When padi fields turn golden as the grains ripen, the last thing farmers want is a thunderstorm.
The current erratic weather, strongly believed to be the result of climate change, has kept Kedah padi farmers on their toes because they have switched to a schedule that would allow them to harvest five times every two years.
However, farmers here have been able to stick to the schedule and yield results this year.
Mohd Haniff Darus, 36, finished his first harvest in early September, and is now preparing for the second planting season at his padi fields in Kampung Sedaka, near Yan.
“Although there was occasional rain, the harvest from the first planting season was not that bad,” he said yesterday.

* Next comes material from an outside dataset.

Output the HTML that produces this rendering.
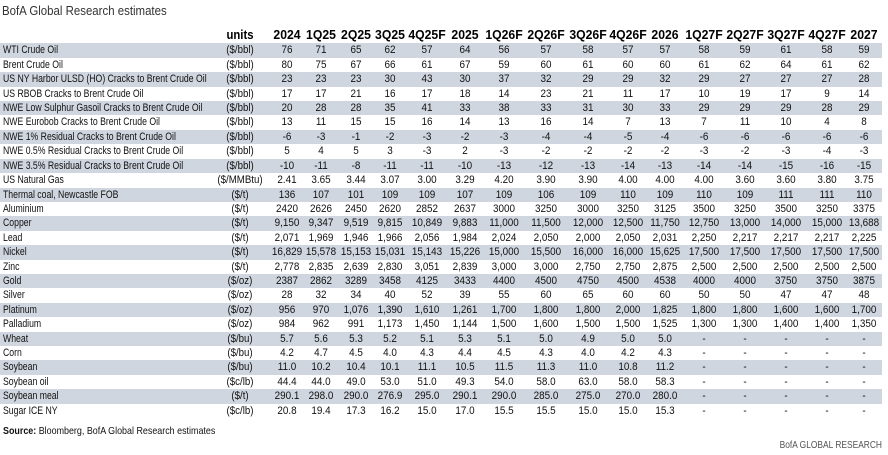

Abdul Rahman Mohammad, 65, from Pendang, admits the unpredictable weather had been making him and his fellow farmers uneasy.
“When our padi is ripening, we must drain out all the water and if there is heavy rain, the fields can get flooded and this will affect the rice yield,” he said.
By strictly following the planting schedule laid down by the authorities, the yield of rice grains from his fields had been stable despite the “weird” weather.
To achieve five harvests every two years, padi farmers must adhere to a planting schedule prepared by agricultural experts, right down to the specific days to begin specific phases of the planting, such as seeding, transplanting, fertiliser and pesticide applications and finally harvesting.
Muda Agricultural Development Authority (Mada) chairman Datuk Dr Ismail Salleh said that besides ample water resources, farmers should follow the well-structured timeline created by Mada to optimise yield.
“We created the schedule according to weather forecasts and padi growth phases.
“If they follow this schedule strictly, they will not have problems with their crops,” he said.
Ismail lamented the fact that only 12% of all padi farmers under Mada’s purview followed the schedule.
He said to improve the situation, Mada had organised a campaign to raise awareness among padi farmers about the importance of following the schedule.
The first season of padi planting was between March and September, while the second season starts this month.
Ismail gave assurance that Mada would maintain the infrastructure such as irrigation canals.
“If they have problems like the irrigation canals being blocked and causing flooding, Mada will send a technical team to rectify the problem,” he said.
Should padi field flooding cause total destruction of the crop, Mada will conduct an investigation and gauge the extent of damage.
Ismail said farmers who suffer losses in such a way would be compensated with payments of up to RM1,800 per hectare.